■ Job:
Reproduce each line bearing the word "with".
[Dataset records start]
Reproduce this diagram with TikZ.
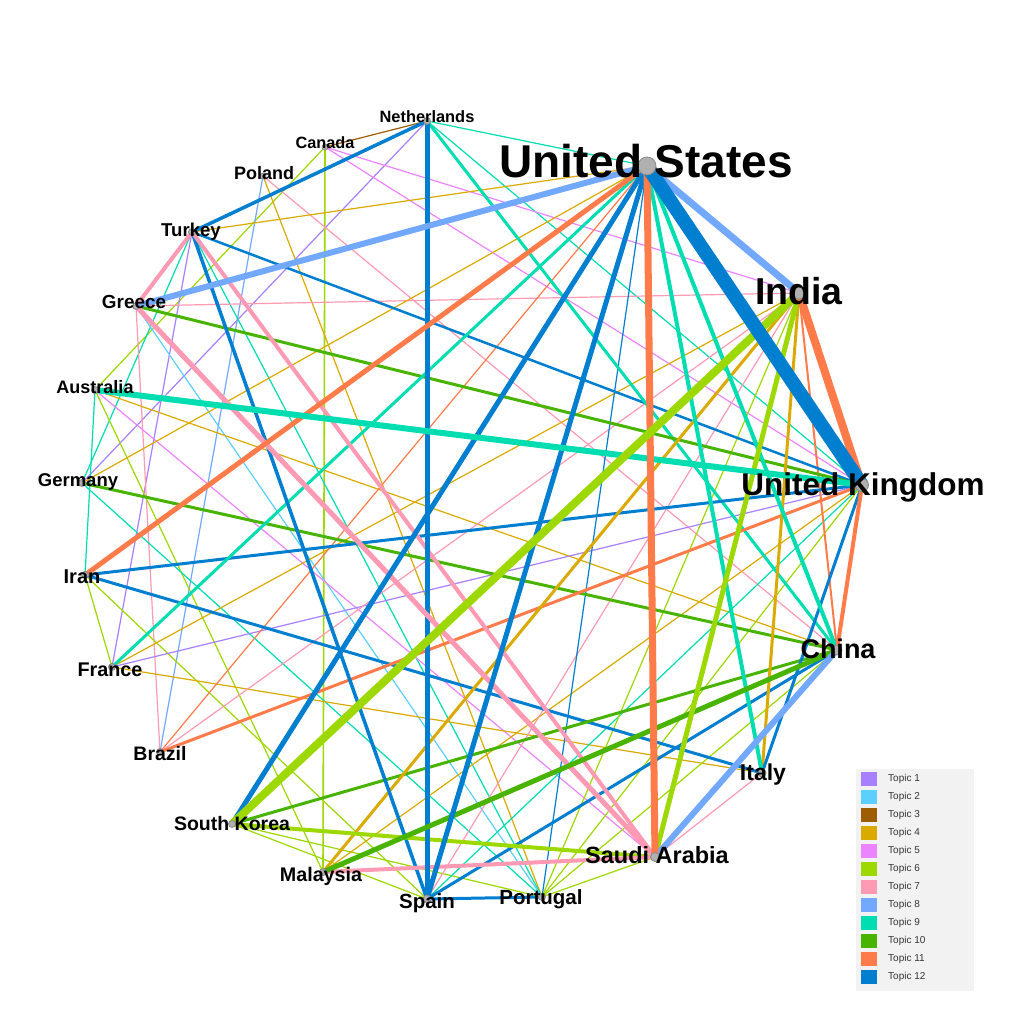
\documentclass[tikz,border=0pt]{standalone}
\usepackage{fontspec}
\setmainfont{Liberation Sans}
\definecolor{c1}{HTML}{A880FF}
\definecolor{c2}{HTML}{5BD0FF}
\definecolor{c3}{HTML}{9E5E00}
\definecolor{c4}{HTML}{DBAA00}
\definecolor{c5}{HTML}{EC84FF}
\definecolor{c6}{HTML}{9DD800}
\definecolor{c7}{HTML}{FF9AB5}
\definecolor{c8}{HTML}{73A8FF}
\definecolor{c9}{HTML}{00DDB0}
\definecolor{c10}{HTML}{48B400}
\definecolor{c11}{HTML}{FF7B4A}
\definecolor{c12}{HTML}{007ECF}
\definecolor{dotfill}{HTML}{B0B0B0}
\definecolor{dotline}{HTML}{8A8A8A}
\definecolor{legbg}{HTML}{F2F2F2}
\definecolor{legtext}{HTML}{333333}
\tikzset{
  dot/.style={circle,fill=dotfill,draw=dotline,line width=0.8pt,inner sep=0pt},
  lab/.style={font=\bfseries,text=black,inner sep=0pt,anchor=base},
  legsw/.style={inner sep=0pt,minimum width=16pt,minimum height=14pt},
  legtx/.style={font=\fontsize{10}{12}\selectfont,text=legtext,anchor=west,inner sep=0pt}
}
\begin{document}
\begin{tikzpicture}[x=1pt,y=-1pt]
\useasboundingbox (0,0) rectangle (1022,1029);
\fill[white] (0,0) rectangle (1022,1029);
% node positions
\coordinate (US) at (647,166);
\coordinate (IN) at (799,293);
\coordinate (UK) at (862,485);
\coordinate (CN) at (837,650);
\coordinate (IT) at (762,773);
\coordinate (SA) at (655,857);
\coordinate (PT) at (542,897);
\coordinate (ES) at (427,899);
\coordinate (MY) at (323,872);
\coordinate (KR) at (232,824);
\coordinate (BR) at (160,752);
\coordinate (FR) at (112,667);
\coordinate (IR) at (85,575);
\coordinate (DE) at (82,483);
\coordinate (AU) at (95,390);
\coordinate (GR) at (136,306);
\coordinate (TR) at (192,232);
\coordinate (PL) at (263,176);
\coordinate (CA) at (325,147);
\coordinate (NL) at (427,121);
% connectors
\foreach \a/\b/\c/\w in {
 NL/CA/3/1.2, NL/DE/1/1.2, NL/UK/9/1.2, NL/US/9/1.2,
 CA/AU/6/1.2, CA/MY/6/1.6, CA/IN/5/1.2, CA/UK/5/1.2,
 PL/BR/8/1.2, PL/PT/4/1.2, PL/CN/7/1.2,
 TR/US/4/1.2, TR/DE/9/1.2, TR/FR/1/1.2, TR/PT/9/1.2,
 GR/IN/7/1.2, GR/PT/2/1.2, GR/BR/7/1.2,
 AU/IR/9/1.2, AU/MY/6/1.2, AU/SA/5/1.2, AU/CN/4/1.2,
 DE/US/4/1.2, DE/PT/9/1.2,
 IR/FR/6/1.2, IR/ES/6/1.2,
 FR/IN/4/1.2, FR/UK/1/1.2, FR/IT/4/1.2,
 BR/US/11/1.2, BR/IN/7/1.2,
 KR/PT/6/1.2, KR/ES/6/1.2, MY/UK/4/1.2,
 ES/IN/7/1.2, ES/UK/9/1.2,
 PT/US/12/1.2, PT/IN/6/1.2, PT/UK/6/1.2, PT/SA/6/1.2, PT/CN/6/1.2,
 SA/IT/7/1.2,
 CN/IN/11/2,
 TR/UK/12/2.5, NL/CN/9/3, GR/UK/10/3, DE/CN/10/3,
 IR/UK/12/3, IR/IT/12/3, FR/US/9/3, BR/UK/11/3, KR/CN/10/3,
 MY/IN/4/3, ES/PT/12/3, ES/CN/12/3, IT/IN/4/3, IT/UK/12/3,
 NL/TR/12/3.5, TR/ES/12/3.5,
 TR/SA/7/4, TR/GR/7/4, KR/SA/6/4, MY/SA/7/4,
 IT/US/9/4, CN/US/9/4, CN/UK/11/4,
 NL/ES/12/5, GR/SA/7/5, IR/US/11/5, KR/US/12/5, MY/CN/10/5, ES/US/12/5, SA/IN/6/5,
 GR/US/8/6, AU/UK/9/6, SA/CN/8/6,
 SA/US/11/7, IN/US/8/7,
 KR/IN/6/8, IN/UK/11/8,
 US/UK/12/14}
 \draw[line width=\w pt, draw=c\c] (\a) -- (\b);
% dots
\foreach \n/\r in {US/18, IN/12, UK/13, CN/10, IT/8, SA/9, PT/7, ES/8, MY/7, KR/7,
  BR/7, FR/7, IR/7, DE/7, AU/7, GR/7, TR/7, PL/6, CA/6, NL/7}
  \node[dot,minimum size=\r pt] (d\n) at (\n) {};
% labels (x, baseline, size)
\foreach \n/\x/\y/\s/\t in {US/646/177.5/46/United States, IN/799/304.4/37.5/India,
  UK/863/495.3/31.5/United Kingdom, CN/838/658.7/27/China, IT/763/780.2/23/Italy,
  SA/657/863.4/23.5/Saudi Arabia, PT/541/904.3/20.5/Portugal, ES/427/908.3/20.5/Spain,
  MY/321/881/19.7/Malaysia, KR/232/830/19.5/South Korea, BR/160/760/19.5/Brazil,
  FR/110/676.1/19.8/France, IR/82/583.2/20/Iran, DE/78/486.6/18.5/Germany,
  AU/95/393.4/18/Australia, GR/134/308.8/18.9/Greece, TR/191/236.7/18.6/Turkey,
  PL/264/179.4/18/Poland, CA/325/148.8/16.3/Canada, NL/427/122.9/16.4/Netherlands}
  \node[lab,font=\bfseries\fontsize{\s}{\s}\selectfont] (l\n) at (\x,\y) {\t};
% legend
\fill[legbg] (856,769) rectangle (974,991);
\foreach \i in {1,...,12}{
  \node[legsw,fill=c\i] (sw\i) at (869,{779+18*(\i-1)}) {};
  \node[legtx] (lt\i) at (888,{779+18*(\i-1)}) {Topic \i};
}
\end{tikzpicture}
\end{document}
[Dataset records end]
[Dataset records start]
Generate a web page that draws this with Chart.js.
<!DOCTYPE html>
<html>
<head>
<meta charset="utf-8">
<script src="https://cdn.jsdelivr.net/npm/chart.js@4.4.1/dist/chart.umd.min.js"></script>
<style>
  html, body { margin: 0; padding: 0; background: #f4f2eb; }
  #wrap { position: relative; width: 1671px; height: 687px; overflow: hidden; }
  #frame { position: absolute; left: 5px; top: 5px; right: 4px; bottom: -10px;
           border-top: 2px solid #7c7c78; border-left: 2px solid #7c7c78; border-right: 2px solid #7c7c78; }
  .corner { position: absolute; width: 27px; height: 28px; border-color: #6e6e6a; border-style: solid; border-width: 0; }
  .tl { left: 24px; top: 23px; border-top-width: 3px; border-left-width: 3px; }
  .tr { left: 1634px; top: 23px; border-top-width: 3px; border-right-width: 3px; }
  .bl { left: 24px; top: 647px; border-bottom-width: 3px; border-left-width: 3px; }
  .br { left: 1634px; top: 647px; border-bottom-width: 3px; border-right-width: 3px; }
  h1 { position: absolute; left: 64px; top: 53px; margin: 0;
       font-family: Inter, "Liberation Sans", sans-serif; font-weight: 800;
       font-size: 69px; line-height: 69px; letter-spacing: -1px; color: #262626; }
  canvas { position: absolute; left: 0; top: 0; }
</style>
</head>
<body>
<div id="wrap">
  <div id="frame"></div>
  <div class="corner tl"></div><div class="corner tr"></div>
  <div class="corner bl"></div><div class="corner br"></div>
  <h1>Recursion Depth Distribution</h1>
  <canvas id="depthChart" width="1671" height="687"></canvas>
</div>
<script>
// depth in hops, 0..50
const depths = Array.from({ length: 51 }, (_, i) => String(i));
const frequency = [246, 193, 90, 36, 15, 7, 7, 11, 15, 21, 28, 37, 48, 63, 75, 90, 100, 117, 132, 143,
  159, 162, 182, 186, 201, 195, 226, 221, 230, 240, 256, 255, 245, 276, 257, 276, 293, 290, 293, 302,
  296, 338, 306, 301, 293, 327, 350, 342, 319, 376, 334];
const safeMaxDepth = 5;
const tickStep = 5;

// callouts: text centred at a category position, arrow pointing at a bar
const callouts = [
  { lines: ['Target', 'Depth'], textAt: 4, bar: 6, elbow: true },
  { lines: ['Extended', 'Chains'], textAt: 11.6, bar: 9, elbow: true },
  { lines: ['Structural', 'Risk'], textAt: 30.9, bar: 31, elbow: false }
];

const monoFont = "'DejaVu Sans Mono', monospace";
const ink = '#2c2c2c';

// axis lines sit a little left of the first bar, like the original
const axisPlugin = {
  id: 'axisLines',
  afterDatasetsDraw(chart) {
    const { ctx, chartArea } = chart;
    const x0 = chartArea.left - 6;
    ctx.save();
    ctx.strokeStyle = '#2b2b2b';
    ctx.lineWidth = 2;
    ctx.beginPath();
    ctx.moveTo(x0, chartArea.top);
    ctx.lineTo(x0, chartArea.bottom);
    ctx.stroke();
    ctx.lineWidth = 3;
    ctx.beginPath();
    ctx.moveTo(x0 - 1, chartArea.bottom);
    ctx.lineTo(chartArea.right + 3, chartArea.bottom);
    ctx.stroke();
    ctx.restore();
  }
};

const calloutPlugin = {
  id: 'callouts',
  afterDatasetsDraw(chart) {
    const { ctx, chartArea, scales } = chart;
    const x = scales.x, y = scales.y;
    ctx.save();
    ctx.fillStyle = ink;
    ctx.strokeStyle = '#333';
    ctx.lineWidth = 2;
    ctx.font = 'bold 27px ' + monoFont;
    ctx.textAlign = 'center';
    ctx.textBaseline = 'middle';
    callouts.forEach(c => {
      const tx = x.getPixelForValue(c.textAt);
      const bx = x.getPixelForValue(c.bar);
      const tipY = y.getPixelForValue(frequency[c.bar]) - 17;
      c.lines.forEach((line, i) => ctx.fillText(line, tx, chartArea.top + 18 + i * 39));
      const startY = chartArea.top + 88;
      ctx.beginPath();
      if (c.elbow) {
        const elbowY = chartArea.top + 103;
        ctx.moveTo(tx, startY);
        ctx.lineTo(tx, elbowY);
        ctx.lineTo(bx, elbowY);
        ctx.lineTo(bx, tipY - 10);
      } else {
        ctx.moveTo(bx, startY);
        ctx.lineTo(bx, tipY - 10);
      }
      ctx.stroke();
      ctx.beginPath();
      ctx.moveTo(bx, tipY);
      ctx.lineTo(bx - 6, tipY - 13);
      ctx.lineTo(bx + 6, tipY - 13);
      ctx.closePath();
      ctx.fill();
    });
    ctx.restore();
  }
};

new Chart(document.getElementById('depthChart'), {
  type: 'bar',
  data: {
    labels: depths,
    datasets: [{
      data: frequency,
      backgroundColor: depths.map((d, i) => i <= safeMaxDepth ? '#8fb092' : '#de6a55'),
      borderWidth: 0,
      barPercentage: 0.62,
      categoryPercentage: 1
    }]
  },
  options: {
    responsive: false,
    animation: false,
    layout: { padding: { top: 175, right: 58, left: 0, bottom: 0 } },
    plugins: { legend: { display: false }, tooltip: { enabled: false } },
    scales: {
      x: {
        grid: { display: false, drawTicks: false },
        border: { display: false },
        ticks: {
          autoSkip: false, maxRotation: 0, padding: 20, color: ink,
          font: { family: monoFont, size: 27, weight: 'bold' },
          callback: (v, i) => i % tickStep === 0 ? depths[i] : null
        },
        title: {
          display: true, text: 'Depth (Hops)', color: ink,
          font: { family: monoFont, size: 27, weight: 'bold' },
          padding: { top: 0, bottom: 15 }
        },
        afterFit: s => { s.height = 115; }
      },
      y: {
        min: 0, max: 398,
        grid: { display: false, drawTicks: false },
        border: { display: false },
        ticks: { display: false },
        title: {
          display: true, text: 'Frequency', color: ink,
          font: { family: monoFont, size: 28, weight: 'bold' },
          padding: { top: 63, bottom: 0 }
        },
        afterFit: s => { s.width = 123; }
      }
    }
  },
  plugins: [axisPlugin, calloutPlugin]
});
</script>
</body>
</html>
[Dataset records end]
■ The result:
Reproduce this diagram with TikZ.
Generate a web page that draws this with Chart.js.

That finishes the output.